#### [What is asked]
Copy out, from the entries below, each line holding the string "React".

(Figure scripts)
--------------------------------------------------

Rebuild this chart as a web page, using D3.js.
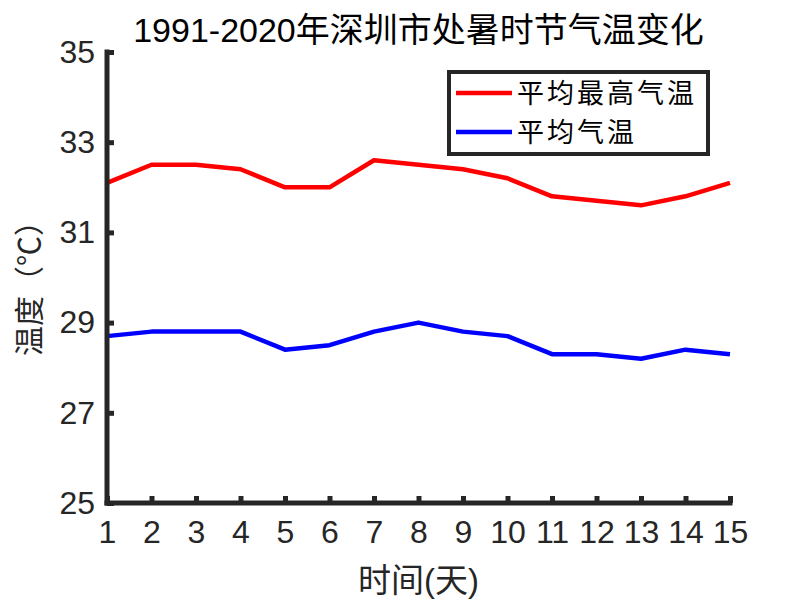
<html>
<head>
<meta charset="utf-8">
<script src="https://d3js.org/d3.v7.min.js"></script>
<style>
  body { margin: 0; background: #fff; }
  text { font-family: "Liberation Sans", Arial, "Noto Sans CJK SC", sans-serif; }
</style>
</head>
<body>
<div id="chart"></div>
<script>
var days = [1, 2, 3, 4, 5, 6, 7, 8, 9, 10, 11, 12, 13, 14, 15];
var maxTemp = [32.1, 32.5, 32.5, 32.4, 32.0, 32.0, 32.6, 32.5, 32.4, 32.2, 31.8, 31.7, 31.6, 31.8, 32.1];
var avgTemp = [28.7, 28.8, 28.8, 28.8, 28.4, 28.5, 28.8, 29.0, 28.8, 28.7, 28.3, 28.3, 28.2, 28.4, 28.3];
var yTicks = [25, 27, 29, 31, 33, 35];
var seriesNames = ["平均最高气温", "平均气温"];
var seriesColors = ["#ff0000", "#0000ff"];

var W = 805, H = 604;
var margin = {top: 52, right: 75, bottom: 101, left: 107};
var width = W - margin.left - margin.right;
var height = H - margin.top - margin.bottom;

var svg = d3.select('#chart').append('svg')
    .attr('width', W)
    .attr('height', H);

var g = svg.append('g')
    .attr('transform', 'translate(' + margin.left + ',' + margin.top + ')');

// scales
var xScale = d3.scaleLinear().domain([1, 15]).range([0, width]);
var yScale = d3.scaleLinear().domain([25, 35]).range([height, 0]);

// lines
var line = d3.line()
    .x(function(d, i) { return xScale(days[i]); })
    .y(function(d) { return yScale(d); });

[maxTemp, avgTemp].forEach(function(s, k) {
    g.append('path')
        .datum(s)
        .attr('d', line)
        .style('fill', 'none')
        .style('stroke', seriesColors[k])
        .style('stroke-width', 4.5)
        .style('stroke-linejoin', 'round');
});

// y axis
var yAxis = d3.axisLeft(yScale)
    .tickValues(yTicks)
    .tickSize(-7)
    .tickPadding(16);
var yGuide = g.append('g').call(yAxis);
yGuide.select('.domain').remove();
yGuide.append('line')
    .attr('x1', 0).attr('x2', 0)
    .attr('y1', -2.5).attr('y2', height + 2.5)
    .style('stroke', '#262626').style('stroke-width', 5);
yGuide.selectAll('.tick line').style('stroke', '#262626').style('stroke-width', 5);
yGuide.selectAll('text')
    .style('font-size', '32px')
    .style('fill', '#262626')
    .attr('dx', 4);

// x axis
var xAxis = d3.axisBottom(xScale)
    .tickValues(days)
    .tickSize(-7)
    .tickPadding(17)
    .tickFormat(d3.format('d'));
var xGuide = g.append('g')
    .attr('transform', 'translate(0,' + height + ')')
    .call(xAxis);
xGuide.select('.domain').remove();
xGuide.append('line')
    .attr('x1', -2.5).attr('x2', width + 2.5)
    .attr('y1', 0).attr('y2', 0)
    .style('stroke', '#262626').style('stroke-width', 5);
xGuide.selectAll('.tick line').style('stroke', '#262626').style('stroke-width', 5);
xGuide.selectAll('text')
    .style('font-size', '32px')
    .style('fill', '#262626');

// title
svg.append('text')
    .attr('x', margin.left + width / 2)
    .attr('y', 42)
    .attr('text-anchor', 'middle')
    .style('font-size', '34px')
    .style('fill', '#000')
    .text('1991-2020年深圳市处暑时节气温变化');

// axis labels
svg.append('text')
    .attr('x', margin.left + width / 2)
    .attr('y', 592)
    .attr('text-anchor', 'middle')
    .style('font-size', '33px')
    .style('fill', '#262626')
    .text('时间(天)');

svg.append('text')
    .attr('transform', 'translate(40,' + 281 + ') rotate(-90)')
    .attr('text-anchor', 'middle')
    .style('font-family', '"Noto Sans CJK SC", sans-serif')
    .style('font-size', '30px')
    .style('fill', '#262626')
    .text('温度（℃）');

// legend
var legend = svg.append('g').attr('transform', 'translate(449,72)');
legend.append('rect')
    .attr('width', 259).attr('height', 82)
    .style('fill', '#fff')
    .style('stroke', '#262626')
    .style('stroke-width', 4);
seriesNames.forEach(function(name, k) {
    var yy = 21 + k * 39;
    legend.append('line')
        .attr('x1', 7).attr('x2', 63)
        .attr('y1', yy).attr('y2', yy)
        .style('stroke', seriesColors[k])
        .style('stroke-width', 4.5);
    legend.append('text')
        .attr('x', 68).attr('y', yy + 10)
        .style('font-family', '"Noto Sans CJK SC", sans-serif')
        .style('font-size', '27px')
        .style('letter-spacing', '3px')
        .style('fill', '#000')
        .text(name);
});
</script>
</body>
</html>
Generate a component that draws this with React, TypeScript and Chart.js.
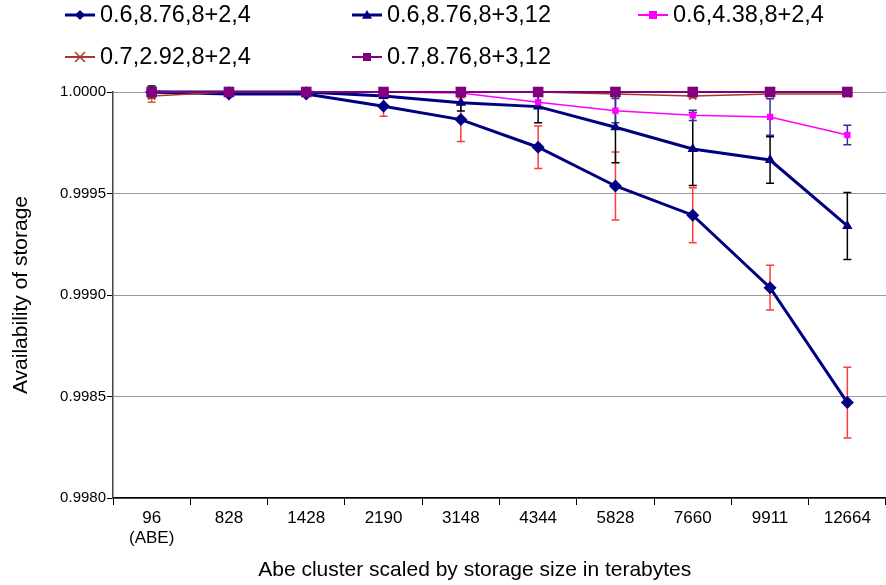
import React, { useEffect, useRef } from "react";
import { Chart, registerables } from "chart.js";

Chart.register(...registerables);

const categories: (string | string[])[] = [
  ["96", "(ABE)"], "828", "1428", "2190", "3148", "4344", "5828", "7660", "9911", "12664",
];

const seriesNames = [
  "0.6,8.76,8+2,4",
  "0.6,8.76,8+3,12",
  "0.6,4.38,8+2,4",
  "0.7,2.92,8+2,4",
  "0.7,8.76,8+3,12",
];

const s1Values = [1.0, 0.99999, 0.99999, 0.99993, 0.999864, 0.999728, 0.999537, 0.999393, 0.999036, 0.99847];
const s2Values = [1.0, 1.0, 1.0, 0.99998, 0.999947, 0.999928, 0.999826, 0.999719, 0.999665, 0.99934];
const s3Values = [1.0, 1.0, 1.0, 1.0, 0.999995, 0.99995, 0.999908, 0.999885, 0.999877, 0.999788];
const s4Values = [0.99998, 1.0, 1.0, 1.0, 1.0, 1.0, 0.99999, 0.99998, 0.99999, 0.99999];
const s5Values = [1.0, 1.0, 1.0, 1.0, 1.0, 1.0, 1.0, 1.0, 1.0, 1.0];

const s1Errors = [0.00002, 0.00001, 0.00001, 0.00005, 0.000108, 0.000105, 0.000167, 0.000135, 0.00011, 0.000174];
const s2Errors = [0.00003, 0.0, 0.0, 0.00001, 0.00004, 0.00008, 0.000174, 0.00018, 0.000115, 0.000165];
const s3Errors = [0.0, 0.0, 0.0, 0.0, 0.00001, 0.00003, 0.00006, 0.000025, 0.00009, 0.000048];
const s4Errors = [0.00003, 0.0, 0.0, 0.0, 0.0, 0.0, 0.00001, 0.00001, 0.00001, 0.00001];

const yTicks = [0.998, 0.9985, 0.999, 0.9995, 1.0];

const colors = ["#000080", "#000080", "#FF00FF", "#A33A2A", "#800080"];
const errColors = ["#FF3b3b", "#000000", "#33339a", "#D06010", ""];

const FONT = "'Liberation Sans', Arial, sans-serif";

function drawMarker(ctx: CanvasRenderingContext2D, style: string, x: number, y: number, r: number, color: string) {
  ctx.save();
  ctx.fillStyle = color;
  ctx.strokeStyle = color;
  ctx.beginPath();
  if (style === "diamond") {
    ctx.moveTo(x, y - r);
    ctx.lineTo(x + r, y);
    ctx.lineTo(x, y + r);
    ctx.lineTo(x - r, y);
    ctx.closePath();
    ctx.fill();
  } else if (style === "triangle") {
    ctx.moveTo(x, y - r);
    ctx.lineTo(x + r, y + r * 0.75);
    ctx.lineTo(x - r, y + r * 0.75);
    ctx.closePath();
    ctx.fill();
  } else if (style === "square") {
    ctx.rect(x - r, y - r, 2 * r, 2 * r);
    ctx.fill();
  } else if (style === "cross") {
    ctx.lineWidth = 1.5;
    ctx.moveTo(x - r, y - r);
    ctx.lineTo(x + r, y + r);
    ctx.moveTo(x + r, y - r);
    ctx.lineTo(x - r, y + r);
    ctx.stroke();
  }
  ctx.restore();
}

const errorBarPlugin = {
  id: "errorBars",
  beforeDatasetsDraw(chart: any) {
    const { ctx } = chart;
    const xs = chart.scales.x;
    const ys = chart.scales.y;
    const sets = [
      { v: s1Values, e: s1Errors, c: errColors[0] },
      { v: s2Values, e: s2Errors, c: errColors[1] },
      { v: s3Values, e: s3Errors, c: errColors[2] },
      { v: s4Values, e: s4Errors, c: errColors[3] },
    ];
    ctx.save();
    sets.forEach((s) => {
      ctx.strokeStyle = s.c;
      ctx.lineWidth = 1.5;
      s.v.forEach((val, i) => {
        const err = s.e[i];
        if (!err) return;
        const x = xs.getPixelForValue(i);
        const yTop = ys.getPixelForValue(val + err);
        const yBot = ys.getPixelForValue(val - err);
        ctx.beginPath();
        ctx.moveTo(x, yTop);
        ctx.lineTo(x, yBot);
        ctx.moveTo(x - 4, yTop);
        ctx.lineTo(x + 4, yTop);
        ctx.moveTo(x - 4, yBot);
        ctx.lineTo(x + 4, yBot);
        ctx.stroke();
      });
    });
    ctx.restore();
  },
};

const legendPlugin = {
  id: "customLegend",
  afterDraw(chart: any) {
    const { ctx } = chart;
    const items = [
      { name: seriesNames[0], c: colors[0], m: "diamond", x: 65, y: 15, lw: 3 },
      { name: seriesNames[1], c: colors[1], m: "triangle", x: 352, y: 15, lw: 3 },
      { name: seriesNames[2], c: colors[2], m: "square", x: 638, y: 15, lw: 2 },
      { name: seriesNames[3], c: colors[3], m: "cross", x: 65, y: 57, lw: 2 },
      { name: seriesNames[4], c: colors[4], m: "square", x: 352, y: 57, lw: 2 },
    ];
    ctx.save();
    items.forEach((it) => {
      ctx.strokeStyle = it.c;
      ctx.lineWidth = it.lw;
      ctx.beginPath();
      ctx.moveTo(it.x, it.y);
      ctx.lineTo(it.x + 30, it.y);
      ctx.stroke();
      drawMarker(ctx, it.m, it.x + 15, it.y, it.m === "square" ? 4 : 5, it.c);
      ctx.fillStyle = "#000";
      ctx.font = `23.5px ${FONT}`;
      ctx.textBaseline = "middle";
      ctx.textAlign = "left";
      ctx.fillText(it.name, it.x + 35, it.y + 1);
    });
    const area = chart.chartArea;
    ctx.font = `21px ${FONT}`;
    ctx.textAlign = "center";
    ctx.fillText("Abe cluster scaled by storage size in terabytes", area.left + (area.right - area.left) * 0.468, 570);
    ctx.restore();
  },
};

export default function App() {
  const ref = useRef<HTMLCanvasElement>(null);
  useEffect(() => {
    if (!ref.current) return;
    const mk = (data: number[], i: number, style: string, radius: number, width: number, order: number) => ({
      label: seriesNames[i],
      data,
      borderColor: colors[i],
      backgroundColor: colors[i],
      borderWidth: width,
      pointStyle: style,
      pointRadius: radius,
      pointBorderWidth: style === "crossRot" ? 1.5 : 0,
      pointBorderColor: colors[i],
      pointBackgroundColor: colors[i],
      tension: 0,
      clip: false as any,
      order,
    });
    const chart = new Chart(ref.current, {
      type: "line",
      data: {
        labels: categories,
        datasets: [
          mk(s1Values, 0, "rectRot", 6.5, 3, 4),
          mk(s2Values, 1, "triangle", 6, 3, 3),
          mk(s3Values, 2, "rect", 4.5, 1.5, 2),
          mk(s4Values, 3, "crossRot", 5, 1.5, 1),
          mk(s5Values, 4, "rect", 7.5, 2, 0),
        ],
      },
      options: {
        animation: false,
        responsive: false,
        layout: { autoPadding: false, padding: { top: 92, left: 0, right: 0, bottom: 0 } },
        plugins: { legend: { display: false }, tooltip: { enabled: false } },
        scales: {
          x: {
            type: "category",
            offset: true,
            grid: { display: true, drawOnChartArea: false, offset: true, tickLength: 7, color: "#000", lineWidth: 1 },
            border: { color: "#000", width: 1.5 },
            ticks: { color: "#000", font: { family: FONT, size: 17 }, padding: 3, maxRotation: 0, autoSkip: false },
            afterFit: (s: any) => { s.height = 87; s.paddingLeft = 0; s.paddingRight = 0; },
          },
          y: {
            min: yTicks[0],
            max: yTicks[yTicks.length - 1],
            afterBuildTicks: (s: any) => { s.ticks = yTicks.map((v) => ({ value: v })); },
            grid: { color: "#999", lineWidth: 1, tickColor: "#000", tickLength: 6 },
            border: { color: "#444", width: 1.5 },
            ticks: { color: "#000", font: { family: FONT, size: 15 }, padding: 1, callback: (v: any) => Number(v).toFixed(4) },
            title: { display: true, text: "Availability of storage", color: "#000", font: { family: FONT, size: 21 }, padding: { top: 9, bottom: 0 } },
            afterFit: (s: any) => { s.width = 113; s.paddingTop = 0; s.paddingBottom = 0; },
          },
        },
      },
      plugins: [errorBarPlugin, legendPlugin],
    });
    return () => chart.destroy();
  }, []);
  return (
    <div style={{ position: "fixed", left: 0, top: 0, width: 886, height: 585, background: "#fff" }}>
      <canvas ref={ref} width={886} height={585} />
    </div>
  );
}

--------------------------------------------------

#### [Task response]
Generate a component that draws this with React, TypeScript and Chart.js.
import React, { useEffect, useRef } from "react";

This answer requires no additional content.